I bought my first Mac — a Performa 6200 — sometime in the mid-90s.
This was before the iMac, before the iPod, before any of it was fashionable.
And it was a million miles better than what I’d been using: an Amiga 1200.
That thing tried to act like a computer, but the Performa actually was one.
At the same time, most of my friends were buying Nintendo and Sega consoles, pretending those were computers — just because you could plug a keyboard into them and write three lines of BASIC if you were feeling ambitious.
Me? I wanted to make stuff, not just play with it.
So I joined Team Apple. And never looked back.
Design That Doesn’t Make You Feel Stupid
Apple machines have always had something others didn’t.
Not more buttons. Not more fans. Just… more sense.
I didn’t need a tech support forum to change my settings. I didn’t need to learn command-line voodoo to install software. The Mac respected your brain, your time, and your taste.
It was a machine that said:
“Here. Go do your thing. I’ll stay out of the way.”
The Whole Package, Not Just the Specs
Over the years, I’ve owned many Macs — each one better than the last.
From that humble Performa to the candy-coloured iMac era, the G4 lampshade, the first unibody MacBooks, and now the glorious M-series.
I remember my first MacBook Pro, sometime around 2005, and I thought:
Apple must have a massive chunk of pure coolness stored somewhere in Cupertino… and every MacBook is just sliced off the end of it.
They don’t just work. They feel like they were designed by someone who actually uses them. No stickers. No bloat. No weird plastic creaks. Just a solid, clever tool you could trust.
I Don’t Care What It Costs — It’s Better
I don’t buy into the “Apple tax” argument.
Yes, it’s more expensive. But I’m not here to save €200 on something I use all day, every day, for work and life and writing and sanity.
I’ve done my time fiddling with budget machines.
I’ve rebuilt PCs. I’ve fixed broken drivers. I’ve hand-reformatted dodgy hard drives while praying it doesn’t blue screen again.
I don’t want that anymore. I want flow. I want tools that get out of the way.
The Ecosystem Feels Like Magic (Because It Is)
The beauty of Apple isn’t just the hardware — it’s how everything talks to everything else.
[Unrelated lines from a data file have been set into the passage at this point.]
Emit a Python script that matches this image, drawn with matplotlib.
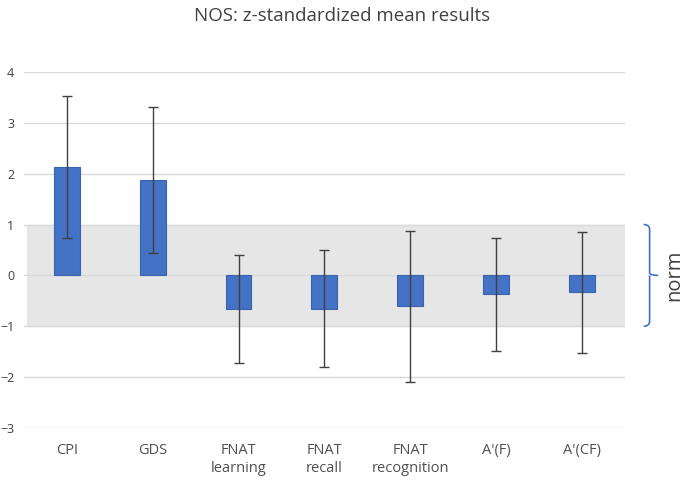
import numpy as np
import matplotlib.pyplot as plt
from matplotlib.path import Path
from matplotlib.patches import PathPatch

plt.rcParams['font.family'] = ['Open Sans', 'DejaVu Sans']

categories = ["CPI", "GDS", "FNAT\nlearning", "FNAT\nrecall", "FNAT\nrecognition", "A'(F)", "A'(CF)"]
means = [2.13, 1.88, -0.66, -0.66, -0.61, -0.37, -0.33]
errors = [1.39, 1.44, 1.07, 1.15, 1.48, 1.11, 1.19]
norm_low, norm_high = -1, 1

fig = plt.figure(figsize=(6.85, 4.83), dpi=100)
ax = fig.add_axes([0.035, 0.114, 0.877, 0.737])

x = np.arange(len(categories))
ax.axhspan(norm_low, norm_high, xmin=0.005, color='#e6e6e6', zorder=0)
ax.bar(x, means, width=0.3, color='#4472c4', edgecolor='#3a63ad', linewidth=0.8, zorder=2)
ax.errorbar(x, means, yerr=errors, fmt='none', ecolor='#404040', elinewidth=1,
            capsize=3.5, capthick=1, zorder=3)

ax.set_xlim(-0.5, len(categories) - 0.5)
ax.set_ylim(-3, 4)
ax.set_yticks(range(-3, 5))
ax.yaxis.grid(True, color='#d9d9d9', linewidth=1)
ax.set_axisbelow(True)
for s in ax.spines.values():
    s.set_visible(False)
ax.tick_params(length=0, colors='#404040', labelsize=9)
ax.tick_params(axis='y', pad=7)
ax.tick_params(axis='x', pad=11, labelsize=10.5)
ax.set_xticks(x)
ax.set_xticklabels(categories, color='#505050', linespacing=1.25)

# curly brace for the norm band
bx = len(categories) - 0.5 + 0.27
w = 0.12
mid = (norm_low + norm_high) / 2
verts = [(bx - 0.05, norm_high), (bx + 0.02, norm_high), (bx + 0.02, norm_high - 0.1),
         (bx + 0.02, mid + 0.05), (bx + 0.02, mid), (bx + w, mid),
         (bx + 0.02, mid), (bx + 0.02, mid - 0.05),
         (bx + 0.02, norm_low + 0.1), (bx + 0.02, norm_low), (bx - 0.05, norm_low)]
codes = [Path.MOVETO, Path.CURVE3, Path.CURVE3, Path.LINETO, Path.CURVE3, Path.CURVE3,
         Path.MOVETO, Path.CURVE3, Path.LINETO, Path.CURVE3, Path.CURVE3]
ax.add_patch(PathPatch(Path(verts, codes), fill=False, edgecolor='#4472c4', lw=1.2, clip_on=False))
ax.text(bx + 0.31, mid, "norm", rotation=90, ha='center', va='center', fontsize=14.5, color='#404040')

fig.text(0.5, 0.967, "NOS: z-standardized mean results", ha='center', va='center',
         fontsize=13.5, color='#404040')

fig.savefig('out.png', dpi=100)
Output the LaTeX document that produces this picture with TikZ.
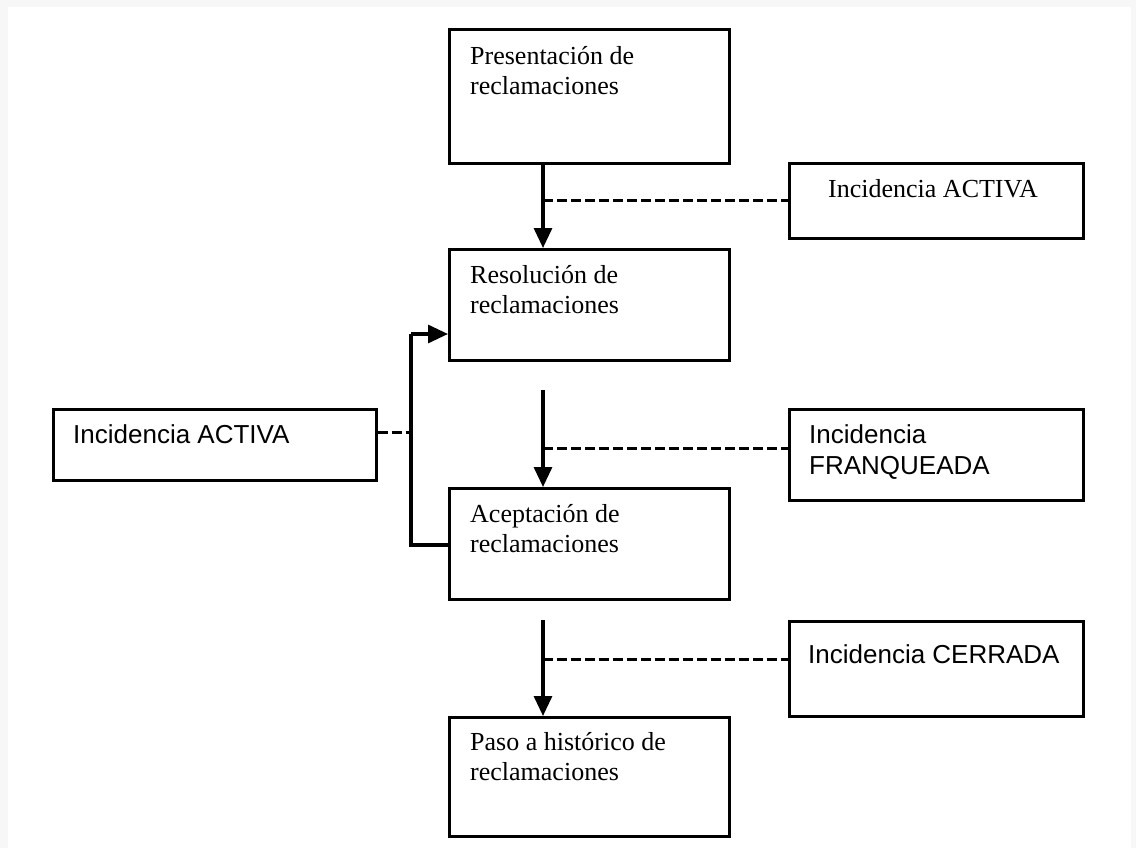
\documentclass[tikz,border=0pt]{standalone}
\usepackage{fontspec}
\setmainfont{Liberation Serif}
\setsansfont{Liberation Sans}
\usetikzlibrary{arrows.meta}
\definecolor{framegrey}{HTML}{F7F7F7}
\tikzset{
  box/.style={draw=black, line width=2.6pt, fill=white, inner sep=0pt, anchor=north west},
  txt/.style={anchor=base west, inner sep=0pt, font=\fontsize{26}{30}\selectfont},
  sanstxt/.style={txt, font=\fontsize{26}{31}\selectfont\sffamily},
  arr/.style={line width=3.2pt, -{Triangle[length=20pt,width=18pt]}},
  flow/.style={line width=3.2pt},
  dsh/.style={line width=3pt, dash pattern=on 10pt off 4pt}
}
\newcommand{\twol}[2]{\parbox[t]{300pt}{#1\\#2}}
\begin{document}
\begin{tikzpicture}[x=1pt,y=-1pt]
\useasboundingbox (0,0) rectangle (1136,848);
\fill[framegrey] (0,0) rectangle (1136,848);
\fill[white] (8,7) rectangle (1131,848);

% main process boxes
\node[box, minimum width=280pt, minimum height=134pt] (P) at (448,28) {};
\node[box, minimum width=280pt, minimum height=111pt] (R) at (448,248) {};
\node[box, minimum width=280pt, minimum height=111pt] (Ac) at (448,487) {};
\node[box, minimum width=280pt, minimum height=119pt] (H) at (448,716) {};

% incidence boxes
\node[box, minimum width=294pt, minimum height=75pt] (A1) at (788,162) {};
\node[box, minimum width=323pt, minimum height=71pt] (L) at (52,408) {};
\node[box, minimum width=294pt, minimum height=91pt] (F) at (788,408) {};
\node[box, minimum width=294pt, minimum height=95pt] (C) at (788,620) {};

% texts
\node[txt] (Pt) at ([xshift=22pt,yshift=-37pt]P.north west) {\twol{Presentación de}{reclamaciones}};
\node[txt] (Rt) at ([xshift=22pt,yshift=-35pt]R.north west) {\twol{Resolución de}{reclamaciones}};
\node[txt] (Act) at ([xshift=22pt,yshift=-35pt]Ac.north west) {\twol{Aceptación de}{reclamaciones}};
\node[txt] (Ht) at ([xshift=22pt,yshift=-34pt]H.north west) {\twol{Paso a histórico de}{reclamaciones}};
\node[txt] (A1t) at ([xshift=40pt,yshift=-35pt]A1.north west) {Incidencia ACTIVA};
\node[sanstxt] (Lt) at ([xshift=21pt,yshift=-35pt]L.north west) {Incidencia ACTIVA};
\node[sanstxt] (Ft) at ([xshift=21pt,yshift=-35pt]F.north west) {\twol{Incidencia}{FRANQUEADA}};
\node[sanstxt] (Ct) at ([xshift=20pt,yshift=-43pt]C.north west) {Incidencia CERRADA};

% vertical flow arrows
\draw[arr] ([xshift=95pt]P.south west) -- ([xshift=95pt]R.north west);
\coordinate (s2) at (543,390);
\draw[arr] (s2) -- (s2 |- Ac.north);
\coordinate (s3) at (543,620);
\draw[arr] (s3) -- (s3 |- H.north);

% feedback loop
\coordinate (fb1) at (411,545);
\coordinate (fb2) at (411,334);
\draw[flow] (fb1 -| Ac.west) -- (fb1) -- (fb2);
\draw[arr] (fb2) -- (fb2 -| R.west);

% dashed links
\coordinate (j1) at (543,201);
\draw[dsh] (j1) -- (j1 -| A1.west);
\coordinate (j2) at (543,448);
\draw[dsh] (j2) -- (j2 -| F.west);
\coordinate (j3) at (543,659);
\draw[dsh] (j3) -- (j3 -| C.west);
\coordinate (j4) at (411,432);
\draw[dsh] (L.east |- j4) -- (j4);
\end{tikzpicture}
\end{document}
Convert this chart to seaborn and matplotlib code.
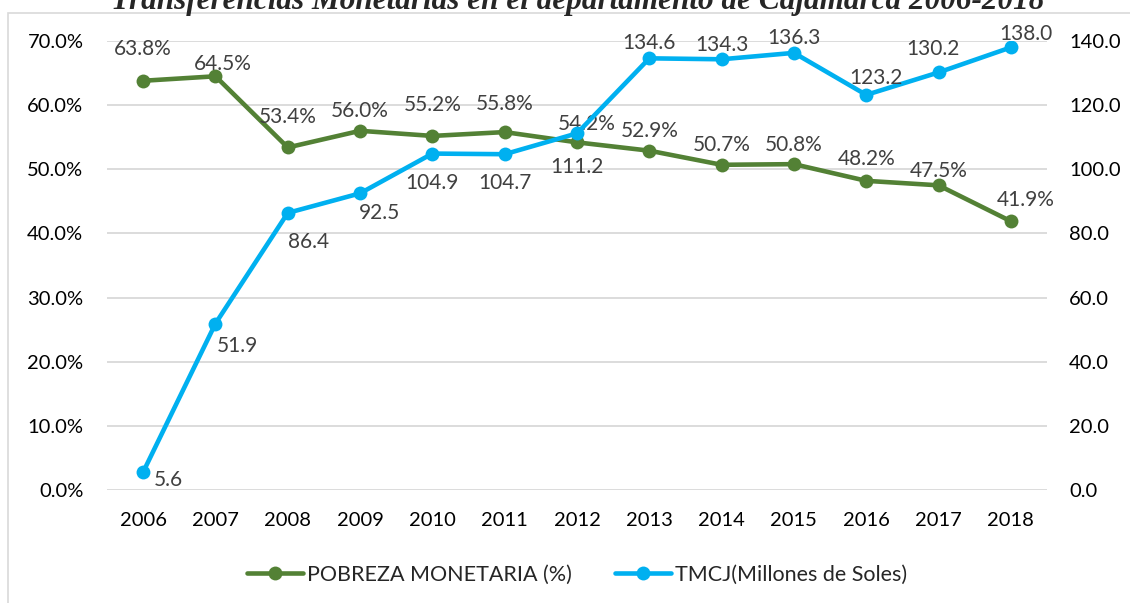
import pandas as pd
import matplotlib
matplotlib.use("Agg")
import matplotlib.pyplot as plt
import seaborn as sns
from matplotlib.patches import Rectangle
from matplotlib.lines import Line2D

years = ["2006", "2007", "2008", "2009", "2010", "2011", "2012",
         "2013", "2014", "2015", "2016", "2017", "2018"]
pobreza = [63.8, 64.5, 53.4, 56.0, 55.2, 55.8, 54.2, 52.9, 50.7, 50.8, 48.2, 47.5, 41.9]
tmcj = [5.6, 51.9, 86.4, 92.5, 104.9, 104.7, 111.2, 134.6, 134.3, 136.3, 123.2, 130.2, 138.0]

title = "Transferencias Monetarias en el departamento de Cajamarca 2006-2018"
label_pobreza = "POBREZA MONETARIA (%)"
label_tmcj = "TMCJ(Millones de Soles)"

# label offsets in points (dx, dy)
off_pobreza = [(0, 23), (5, 9), (0, 22), (0, 14), (0, 22), (0, 20), (7, 13),
               (0, 14), (0, 14), (0, 14), (0, 16), (0, 10), (11, 15)]
off_tmcj = [(18, -6), (16, -16), (15, -21), (14, -14), (0, -21), (0, -21), (0, -24),
            (0, 11), (0, 10), (0, 11), (7, 12), (-4, 17), (11, 10)]

green = "#538135"
blue = "#00B0F0"

df = pd.DataFrame({"year": years, "pobreza": pobreza, "tmcj": tmcj})
df["x"] = range(len(years))

sns.set_style("white")
plt.rcParams["font.family"] = ["Lato", "DejaVu Sans"]

fig = plt.figure(figsize=(11.3, 6.03), dpi=100)
ax = fig.add_axes([107 / 1130, 1 - 490 / 603, 940 / 1130, 449 / 603])
ax2 = ax.twinx()

# chart frame
fig.patches.append(Rectangle((8 / 1130, -0.1), 1.2, 1 - 13 / 603 + 0.1,
                             transform=fig.transFigure, fill=False,
                             edgecolor="#D9D9D9", lw=1.2))

sns.lineplot(data=df, x="x", y="pobreza", ax=ax, color=green, lw=3.3,
             marker="o", markersize=10, markeredgewidth=0, sort=False)
sns.lineplot(data=df, x="x", y="tmcj", ax=ax2, color=blue, lw=3.3,
             marker="o", markersize=10, markeredgewidth=0, sort=False)

ax.set_xlim(-0.5, len(years) - 0.5)
ax.set_ylim(0, 70)
ax2.set_ylim(0, 140)
ax.set_xticks(df["x"])
ax.set_xticklabels(years)
ax.set_yticks(range(0, 71, 10))
ax.set_yticklabels([f"{v:.1f}%" for v in range(0, 71, 10)])
ax2.set_yticks(range(0, 141, 20))
ax2.set_yticklabels([f"{v:.1f}" for v in range(0, 141, 20)])

ax.grid(axis="y", color="#D9D9D9", lw=1.3)
ax.set_axisbelow(True)
for a in (ax, ax2):
    for s in a.spines.values():
        s.set_visible(False)
    a.set_xlabel("")
    a.set_ylabel("")
ax.tick_params(axis="y", length=0, pad=17, labelsize=14.5, labelcolor="black")
ax.tick_params(axis="x", length=0, pad=16, labelsize=14.5, labelcolor="black")
ax2.tick_params(axis="y", length=0, pad=16, labelsize=14.5, labelcolor="black")

for i, v in enumerate(pobreza):
    ax.annotate(f"{v:.1f}%", (i, v), xytext=off_pobreza[i], textcoords="offset points",
                ha="center", va="center", fontsize=15, color="#404040")
for i, v in enumerate(tmcj):
    ax2.annotate(f"{v:.1f}", (i, v), xytext=off_tmcj[i], textcoords="offset points",
                 ha="center", va="center", fontsize=15, color="#404040")

fig.text(578 / 1130, 1 - 9 / 603, title, ha="center", va="baseline",
         fontsize=22.5, fontweight="bold", fontstyle="italic",
         family=["Liberation Serif", "DejaVu Serif"])

handles = [Line2D([0], [0], color=green, lw=3.3, marker="o", markersize=10, markeredgewidth=0),
           Line2D([0], [0], color=blue, lw=3.3, marker="o", markersize=10, markeredgewidth=0)]
fig.legend(handles, [label_pobreza, label_tmcj], loc="center",
           bbox_to_anchor=(577 / 1130, 1 - 575 / 603), ncol=2, frameon=False,
           fontsize=15.5, handlelength=2.6, handletextpad=0.2, columnspacing=2.0)

fig.savefig("out.png", dpi=100)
Copy something on my Mac. Paste it on my phone.
Take a photo on my iPhone. It’s already on my iPad.
Answer a call from my desktop. Send files with a tap.
AirDrop, Universal Clipboard, iCloud sync — it all just works. Quietly. Invisibly.
And once you get used to that… good luck going back.
And Then Came the Phone
I still remember struggling with Motorola and Nokia phones in the early 2000s — trying to send a text on a numeric keypad, navigating menus that made no sense, battling with syncing and ringtones and charging cables that felt like medieval torture devices.
I said, more than once: “I wish Apple would just make a phone. It would be SO much better.”
And thank the gods of tech — they did.
Since 2007, we’ve been saved.
Everything got smoother, saner, more human.
And I’ve never looked back.
Still Here. Still Mac. Still Smug.
I’ve been using Apple gear for more than three decades.
Not because it’s trendy, or because I’m part of a cult, or because I need a glowing logo to feel superior.
But because it’s better.
Better to look at. Better to use. Better for my work and my life.
And if the day ever comes when the world turns its back on Apple again —
I’ll still be here, with my Mac, quietly getting things done while everyone else waits for updates to install.
The M4 Pro Is a Beast
Most recently, I picked up the M4 Pro Mac mini — and it is, quite simply, unbelievable.
Blazing fast, whisper quiet, and handles everything I throw at it with zero effort.
No drama. No spinning fans. Just raw, silent power.
I absolutely love it.
This little silver box is a creative monster — and yet somehow still feels elegant and overqualified for the job.